El fallo del Consejo de Estado, lejos de ser perfecto, se erige como un recordatorio de que la libertad de expresión es la columna vertebral de la democracia. Protegerla no significa aceptar todo discurso sin cuestionamientos, pero sí implica reconocer que las críticas, incluso las más incómodas, son parte del juego democrático.

Como demuestran los grandes debates actuales sobre libertad de expresión, el desafío no es solo proteger el derecho a hablar, sino garantizar que las palabras sigan siendo vehículos de cambio, no armas de control. Colombia, al reforzar este principio en su jurisprudencia, ofrece una lección valiosa para democracias enfrentadas al dilema de equilibrar el respeto, la libertad y la verdad.

Este caso, como muchos en la historia del constitucionalismo, no cierra el debate, pero sí lo redefine. La pregunta que ahora debemos hacernos no es si proteger la libertad de expresión, sino cómo hacerlo sin convertirla en un privilegio selectivo o en un derecho debilitado.

Un fallo hipotético

Si el Consejo de Estado hubiera decidido a favor de los demandantes, el escenario político, jurídico y ciudadano enfrentaría interrogantes fundamentales que trascienden este caso particular.

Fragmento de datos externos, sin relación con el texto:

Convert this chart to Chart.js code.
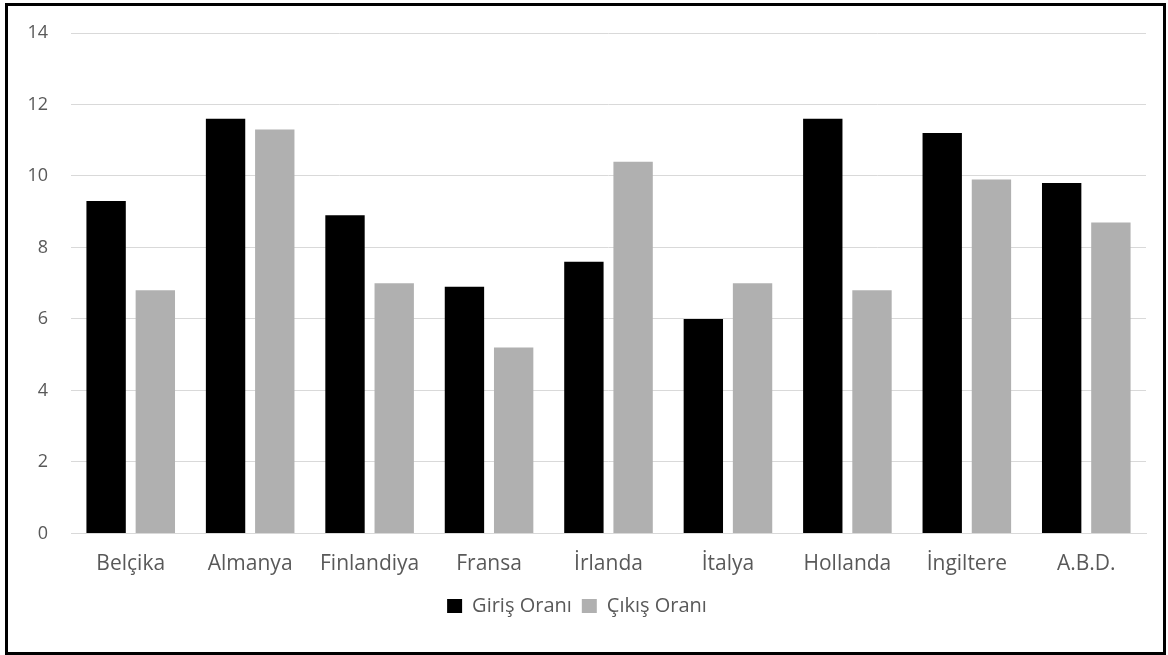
<!DOCTYPE html>
<html>
<head>
<meta charset="utf-8">
<script src="https://cdn.jsdelivr.net/npm/chart.js@4"></script>
<style>
    body { margin: 0; background: #fff; }
    #kutu {
        position: absolute; left: 5px; top: 3px;
        width: 1155px; height: 646px;
        border: 3px solid #000; background: #fff;
    }
</style>
</head>
<body>
<div id="kutu"><canvas id="grafik" width="1155" height="646"></canvas></div>
<script>
// ulkeler ve oranlar
const ulkeler = ['Belçika', 'Almanya', 'Finlandiya', 'Fransa', 'İrlanda', 'İtalya', 'Hollanda', 'İngiltere', 'A.B.D.'];
const girisOrani = [9.3, 11.6, 8.9, 6.9, 7.6, 6.0, 11.6, 11.2, 9.8];
const cikisOrani = [6.8, 11.3, 7.0, 5.2, 10.4, 7.0, 6.8, 9.9, 8.7];
const yTikleri = [0, 2, 4, 6, 8, 10, 12, 14];

const yaziRengi = '#595959';
const aile = '"Open Sans", sans-serif';

const ctx = document.getElementById('grafik');

new Chart(ctx, {
    type: 'bar',
    data: {
        labels: ulkeler,
        datasets: [{
            label: 'Giriş Oranı',
            data: girisOrani,
            backgroundColor: '#000000',
            categoryPercentage: 0.824,
            barPercentage: 0.8
        }, {
            label: 'Çıkış Oranı',
            data: cikisOrani,
            backgroundColor: '#b0b0b0',
            categoryPercentage: 0.824,
            barPercentage: 0.8
        }]
    },
    options: {
        responsive: false,
        animation: false,
        layout: {
            padding: { left: 0, right: 17, top: 27, bottom: 26 }
        },
        plugins: {
            legend: {
                position: 'bottom',
                labels: {
                    color: yaziRengi,
                    font: { family: aile, size: 20 },
                    boxWidth: 15,
                    boxHeight: 14,
                    padding: 10
                }
            },
            tooltip: { enabled: false }
        },
        scales: {
            x: {
                grid: { display: false },
                border: { color: '#d9d9d9', width: 1 },
                ticks: { color: yaziRengi, font: { family: aile, size: 21, lineHeight: 0.6 }, padding: 16, maxRotation: 0 }
            },
            y: {
                min: 0,
                max: 14,
                afterBuildTicks: function (axis) {
                    axis.ticks = yTikleri.map(function (v) { return { value: v }; });
                },
                afterFit: function (axis) {
                    axis.width = 63;
                },
                grid: { color: '#d9d9d9', tickLength: 17, tickColor: 'rgba(0,0,0,0)' },
                border: { display: false },
                ticks: { color: yaziRengi, font: { family: aile, size: 18 }, padding: 6 }
            }
        }
    }
});
</script>
</body>
</html>
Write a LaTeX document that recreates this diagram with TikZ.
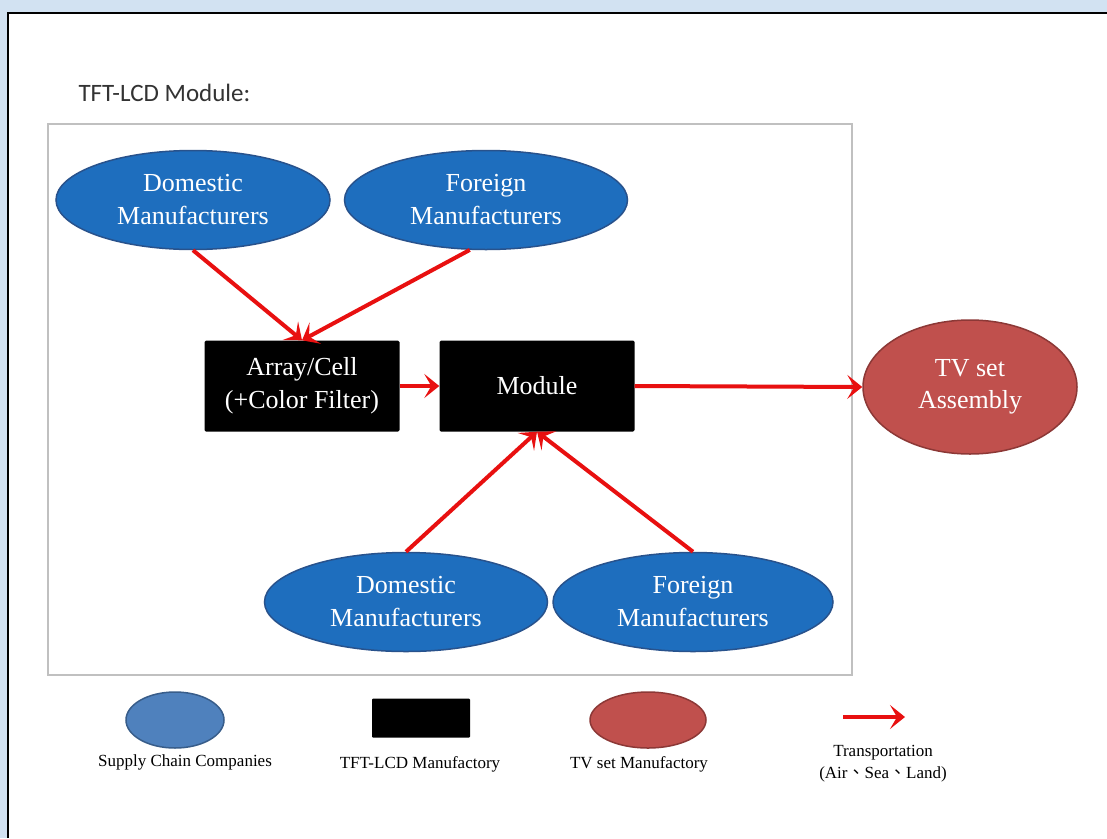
\documentclass[tikz,border=0pt]{standalone}
\usepackage{fontspec}
\setmainfont{Liberation Serif}
\newfontfamily\calibri{Carlito}
\newfontfamily\cjk{Noto Sans CJK TC}
\usepackage{tikz}
\usetikzlibrary{shapes.geometric,arrows.meta,positioning}

\definecolor{paneblue}{RGB}{210,226,242}
\definecolor{supplyblue}{RGB}{30,110,190}
\definecolor{supplyline}{RGB}{40,82,140}
\definecolor{legendblue}{RGB}{79,129,189}
\definecolor{legendline}{RGB}{56,93,138}
\definecolor{tvred}{RGB}{192,80,77}
\definecolor{tvline}{RGB}{140,56,54}
\definecolor{arrowred}{RGB}{232,16,16}
\definecolor{boxgray}{RGB}{192,192,192}

\begin{document}
\begin{tikzpicture}[x=1pt,y=-1pt,
    supplier/.style={ellipse,draw=supplyline,fill=supplyblue,line width=1.5pt,inner sep=0pt,
      minimum width=282pt,minimum height=99pt,text=white,align=center,
      font=\fontsize{26}{33}\selectfont},
    factory/.style={rectangle,fill=black,rounded corners=1.5pt,inner sep=0pt,
      minimum width=195pt,minimum height=91pt,text=white,align=center,
      font=\fontsize{26}{33}\selectfont},
    transport/.style={draw=arrowred,line width=4pt,
      -{Stealth[length=15pt,width=24pt,inset=7pt]}},
    legendtext/.style={align=center,font=\fontsize{17}{22}\selectfont}]
      \useasboundingbox (0,0) rectangle (1107,838);
      % slide background and page
      \fill[paneblue] (0,0) rectangle (1107,838);
      \fill[white] (8,13) rectangle (1107,838);
      \draw[line width=2pt] (8,838) -- (8,13) -- (1107,13);
      \node[anchor=base west,text=black!80,font=\calibri\fontsize{25}{30}\selectfont] (title) at (75,101) {TFT-LCD Module:};
      % module box
      \draw[boxgray,line width=2.5pt] (48,124) rectangle (852,675);
      % suppliers
      \node[supplier,minimum width=274pt] (dtop) at (193,200) {Domestic\\Manufacturers};
      \node[supplier,minimum width=283pt] (ftop) at (486,200) {Foreign\\Manufacturers};
      \node[supplier,minimum width=283pt] (dbot) at (406,602) {Domestic\\Manufacturers};
      \node[supplier,minimum width=280pt] (fbot) at (693,602) {Foreign\\Manufacturers};
      % factories
      \node[factory] (array) at (302,386) {Array/Cell\\(+Color Filter)};
      \node[factory] (module) at (537,386) {Module};
      \node[ellipse,draw=tvline,fill=tvred,line width=1.5pt,inner sep=0pt,minimum width=214pt,
        minimum height=134pt,text=white,align=center,font=\fontsize{26}{32}\selectfont] (tv) at (970,387) {TV set\\Assembly};
      % transport
      \draw[transport] (dtop.south) -- (array.north);
      \draw[transport] (ftop.252) -- (array.north);
      \draw[transport] (array.east) -- (module.west);
      \draw[transport] (module.east) -- (tv.west);
      \draw[transport] (dbot.north) -- (module.south);
      \draw[transport] (fbot.north) -- (module.south);
      % legend
      \node[ellipse,draw=legendline,fill=legendblue,line width=1.5pt,minimum width=98pt,minimum height=56pt] (lsupply) at (175,720) {};
      \node[rectangle,fill=black,rounded corners=1pt,minimum width=98pt,minimum height=39pt] (lfactory) at (421,718) {};
      \node[ellipse,draw=tvline,fill=tvred,line width=1.5pt,minimum width=116pt,minimum height=56pt] (ltv) at (648,720) {};
      \coordinate (lfrom) at (843,717);
      \coordinate (lto) at (905,717);
      \draw[transport] (lfrom) -- (lto);
      \node[legendtext] (tsupply) at (185,762) {Supply Chain Companies};
      \node[legendtext] (tfactory) at (420,764) {TFT-LCD Manufactory};
      \node[legendtext] (ttv) at (639,764) {TV set Manufactory};
      \node[legendtext] (ttransport) at (883,764) {Transportation\\(Air{\cjk 、}Sea{\cjk 、}Land)};
\end{tikzpicture}
\end{document}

Este hipotético fallo habría establecido un precedente inquietante para el futuro de la democracia colombiana, planteando las siguientes preguntas clave:

1.   ¿Habría abierto este fallo la puerta para que cualquier crítica legítima en campaña se convierta en causal de judicialización, restringiendo la creatividad y el vigor del debate político al punto de hacerlo insípido y uniforme?

2. ¿Qué mensaje recibirían los ciudadanos al asumir que son fácilmente manipulables emocionalmente, minando su confianza en su propia capacidad crítica y fortaleciendo la percepción de que necesitan ser protegidos por intermediarios judiciales?

3. ¿Hasta qué punto el derecho habría comenzado a transitar un camino peligroso, en el que los jueces se conviertan en árbitros de lo que constituye un discurso políticamente aceptable, socavando la libertad de expresión y el pluralismo que sustentan a una sociedad democrática?

Estas preguntas no solo nos invitan a reflexionar sobre el impacto de este caso en el contexto electoral, sino también sobre el delicado equilibrio entre proteger derechos individuales y garantizar un espacio público abierto, donde las ideas puedan fluir con libertad, incluso cuando incomoden.

Una lección hipotética que la democracia no puede darse el lujo de ignorar.